Over the past 150 years, the Febrey-Lothrup Estate has graced the Upton Hill neighborhood of Arlington. Despite war, twentieth-century alterations, and major development of the neighborhood, the manor home and grounds remain a proud, historically significant, Arlington landmark. Arlington Magazine dubbed the mansion “a rare piece of local history,” and a 2009 architectural traceries report stated, “the property is recommended eligible for the National Register of Historic Places.”

The original John Febrey home was built before the Civil War. During the struggle, Union encampments dotted the property and two future presidents, Rutherford B. Hayes and William McKinley, bivouacked and trained there. The building housed a signal tower and served as a hospital.

After the war, the estate became the residence of several prominent individuals including Alvin Lothrop, co-founder of Woodward & Lothrop Department Store, Howard Hughes, and developer, Randolph Rouse and his wife, actress Audrey Meadows of Honeymooners fame. It was during the Lothrop era, in the late 1890s, that the rear ell and two-story addition of the original home were incorporated into a grand colonial revival structure.
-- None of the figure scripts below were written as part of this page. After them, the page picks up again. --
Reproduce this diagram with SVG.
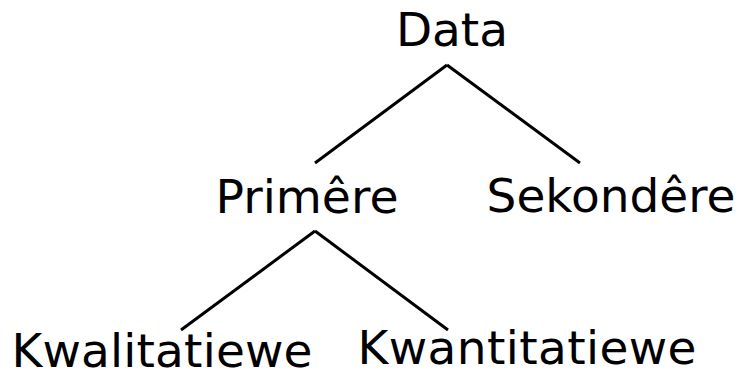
<svg xmlns="http://www.w3.org/2000/svg" width="739" height="375" viewBox="0 0 739 375">
  <style>
    .label { font-family: "DejaVu Sans", "Liberation Sans", sans-serif; font-size: 47px; fill: #000; text-anchor: middle; }
    .edge { stroke: #000; stroke-width: 3; fill: none; }
  </style>
  <rect width="739" height="375" fill="#fff"/>
  <g id="connectors">
    <line class="edge" x1="447" y1="65" x2="315" y2="163"/>
    <line class="edge" x1="447" y1="65" x2="580" y2="163"/>
    <line class="edge" x1="315" y1="231" x2="181" y2="330"/>
    <line class="edge" x1="315" y1="231" x2="448" y2="330"/>
  </g>
  <g id="data"><text class="label" x="452" y="46">Data</text></g>
  <g id="primere"><text class="label" x="307" y="213" textLength="183" lengthAdjust="spacingAndGlyphs">Primêre</text></g>
  <g id="sekondere"><text class="label" x="611" y="212">Sekondêre</text></g>
  <g id="kwalitatiewe"><text class="label" x="162" y="367" textLength="301" lengthAdjust="spacing">Kwalitatiewe</text></g>
  <g id="kwantitatiewe"><text class="label" x="527" y="364" textLength="339" lengthAdjust="spacing">Kwantitatiewe</text></g>
</svg>
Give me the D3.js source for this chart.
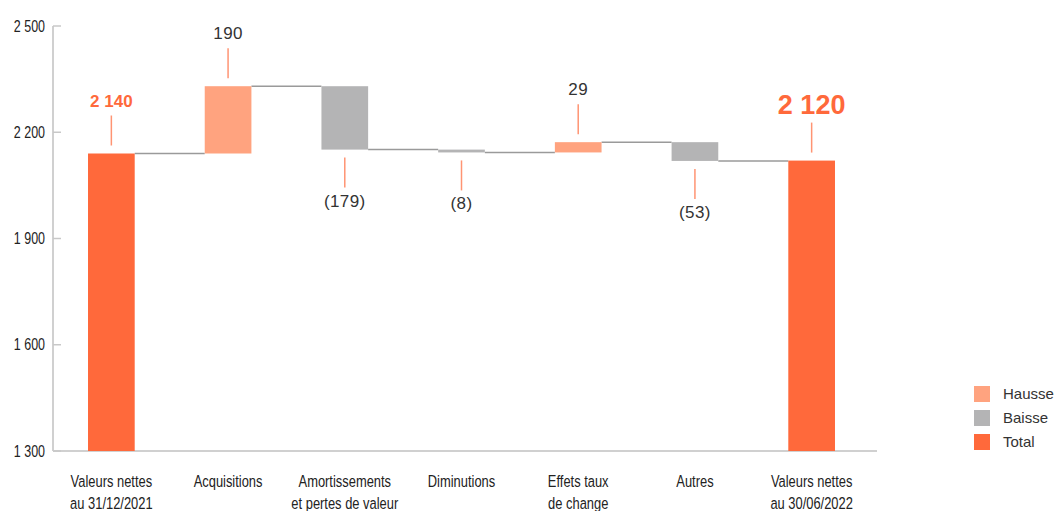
<!DOCTYPE html>
<html>
<head>
<meta charset="utf-8">
<script src="https://cdn.jsdelivr.net/npm/d3@7"></script>
<style>
  body { margin: 0; background: #fff; }
  svg { display: block; }
  .cond { font-family: "Liberation Sans", Arial, sans-serif; }
  .num { font-family: "Liberation Sans", Arial, Helvetica, sans-serif; }
</style>
</head>
<body>
<svg id="chart" width="1061" height="511"></svg>
<script>
// ---- data ----
const categories = [
  ["Valeurs nettes", "au 31/12/2021"],
  ["Acquisitions"],
  ["Amortissements", "et pertes de valeur"],
  ["Diminutions"],
  ["Effets taux", "de change"],
  ["Autres"],
  ["Valeurs nettes", "au 30/06/2022"]
];
const kinds = ["total", "up", "down", "down", "up", "down", "total"];
const values = [2140, 190, -179, -8, 29, -53, 2120];
const valueLabels = ["2 140", "190", "(179)", "(8)", "29", "(53)", "2 120"];
const yTicks = [1300, 1600, 1900, 2200, 2500];
const yTickLabels = ["1 300", "1 600", "1 900", "2 200", "2 500"];
const legendItems = [["Hausse", "up"], ["Baisse", "down"], ["Total", "total"]];

const colors = { up: "#FFA37F", down: "#B4B4B5", total: "#FF693B" };
const leaderColor = "#FF9473";

// ---- compute waterfall ----
let running = 0;
const bars = values.map((v, i) => {
  let y0, y1;
  if (kinds[i] === "total") { y0 = 1300; y1 = v; running = v; }
  else { y0 = running; y1 = running + v; running = y1; }
  return { i, kind: kinds[i], v, y0, y1, end: kinds[i] === "total" ? v : y1 };
});

const svg = d3.select("#chart");
const x = d3.scaleBand().domain(d3.range(categories.length)).range([53, 870])
  .paddingInner(0.6).paddingOuter(0.3);
const y = d3.scaleLinear().domain([1300, 2500]).range([451, 26]);

// axes lines
svg.append("line").attr("x1", 53).attr("x2", 53).attr("y1", y(2500)).attr("y2", y(1300))
  .attr("stroke", "#d0d0d0").attr("stroke-width", 2);
svg.append("line").attr("x1", 53).attr("x2", 877).attr("y1", y(1300)).attr("y2", y(1300))
  .attr("stroke", "#d0d0d0").attr("stroke-width", 2);

// y ticks
const yAxis = svg.append("g");
yTicks.forEach((t, k) => {
  yAxis.append("line").attr("x1", 53).attr("x2", 61).attr("y1", y(t)).attr("y2", y(t))
    .attr("stroke", "#c8c8c8").attr("stroke-width", 1.5);
  yAxis.append("g").attr("transform", `translate(45,${y(t)}) scale(0.78,1)`)
    .append("text").attr("class", "cond").attr("x", 0).attr("y", 0).attr("dy", "0.35em")
    .attr("text-anchor", "end").attr("font-size", 16).attr("fill", "#222").text(yTickLabels[k]);
});

// connectors
bars.forEach((b, i) => {
  if (i < bars.length - 1) {
    svg.append("line")
      .attr("x1", x(i) + x.bandwidth()).attr("x2", x(i + 1))
      .attr("y1", y(b.end)).attr("y2", y(b.end))
      .attr("stroke", "#9a9a9a").attr("stroke-width", 1.5);
  }
});

// bars
svg.selectAll("rect.bar").data(bars).enter().append("rect")
  .attr("class", "bar")
  .attr("x", d => x(d.i)).attr("width", x.bandwidth())
  .attr("y", d => y(Math.max(d.y0, d.y1)))
  .attr("height", d => Math.abs(y(d.y0) - y(d.y1)))
  .attr("fill", d => colors[d.kind]);

// value labels with leader lines
bars.forEach((b, i) => {
  const cx = x(i) + x.bandwidth() / 2;
  const top = y(Math.max(b.y0, b.y1));
  const bot = y(Math.min(b.y0, b.y1));
  const gap = 8, len = 30;
  if (b.kind === "down") {
    const l0 = bot + gap, l1 = l0 + len;
    svg.append("line").attr("x1", cx).attr("x2", cx).attr("y1", l0).attr("y2", l1)
      .attr("stroke", leaderColor).attr("stroke-width", 1.5);
    svg.append("text").attr("class", "num").attr("x", cx).attr("y", l1 + 19)
      .attr("text-anchor", "middle").attr("font-size", 17).attr("letter-spacing", 0.4)
      .attr("fill", "#333").text(valueLabels[i]);
  } else {
    const l1 = top - gap, l0 = l1 - len;
    svg.append("line").attr("x1", cx).attr("x2", cx).attr("y1", l0).attr("y2", l1)
      .attr("stroke", leaderColor).attr("stroke-width", 1.5);
    const t = svg.append("text").attr("class", "num").attr("x", cx).attr("y", l0 - 9)
      .attr("text-anchor", "middle").text(valueLabels[i]);
    if (b.kind === "total") {
      t.attr("font-weight", "bold").attr("fill", colors.total)
        .attr("font-size", i === bars.length - 1 ? 27 : 17);
    } else {
      t.attr("font-size", 17).attr("letter-spacing", 0.4).attr("fill", "#333");
    }
  }
});

// category labels (condensed look via horizontal scaling)
categories.forEach((lines, i) => {
  const cx = x(i) + x.bandwidth() / 2;
  const g = svg.append("g").attr("transform", `translate(${cx},0) scale(0.76,1)`);
  const t = g.append("text").attr("class", "cond").attr("x", 0).attr("y", 487)
    .attr("text-anchor", "middle").attr("font-size", 17).attr("fill", "#222");
  lines.forEach((ln, k) => {
    t.append("tspan").attr("x", 0).attr("dy", k === 0 ? 0 : 22).text(ln);
  });
});

// legend
const lg = svg.append("g").attr("transform", "translate(974,386)");
legendItems.forEach(([label, kind], k) => {
  lg.append("rect").attr("x", 0).attr("y", k * 24).attr("width", 16).attr("height", 16)
    .attr("fill", colors[kind]);
  lg.append("text").attr("class", "num").attr("x", 29).attr("y", k * 24 + 8).attr("dy", "0.35em")
    .attr("font-size", 15).attr("fill", "#333").text(label);
});
</script>
</body>
</html>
Most probably, portions of the original Febrey house remain part of the building today.

Given the historical significance of the Febrey-Lothrop House, the Arlington Historical Society (AHS) believes the property must be saved for future generations. AHS understands that the HARLB has asked the Historical Preservation Projects and Planning Office to research the property, a process that could take up to six months to complete. With requests for demolition permits already in the pipeline, AHS feels an urgent need to prevent harm coming to the Estate.
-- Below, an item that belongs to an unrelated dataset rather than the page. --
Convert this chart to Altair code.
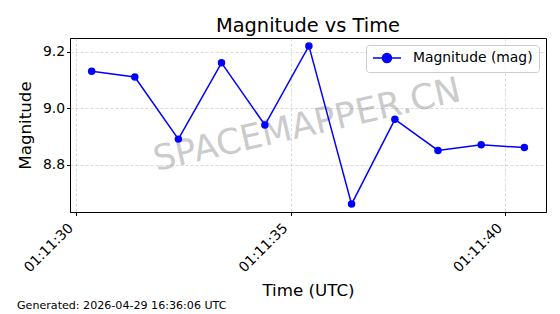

The Officers and Board of Directors of AHS support the preservation of the historic Febrey-Lothrop Estate, located at 6407 Wilson Blvd. We respectfully request that:

  1. The Arlington County Board and Manager issue an immediate “cease and desist” on all applications for demolition permits for this property;
  2. The Historic Affairs and Landmarks Review Board immediately vote on and approve the pending application for Local Historic District (LHD) designation for the property;
  3. The HALRB immediately forward its recommendation for LHD designation to the County Board;
  4. The Arlington County Board immediately vote on and approve the LHD designation.

Over the past 15 years, Arlington has lost many historically and architecturally important buildings to the wrecking ball. Let’s not let another gem go unprotected.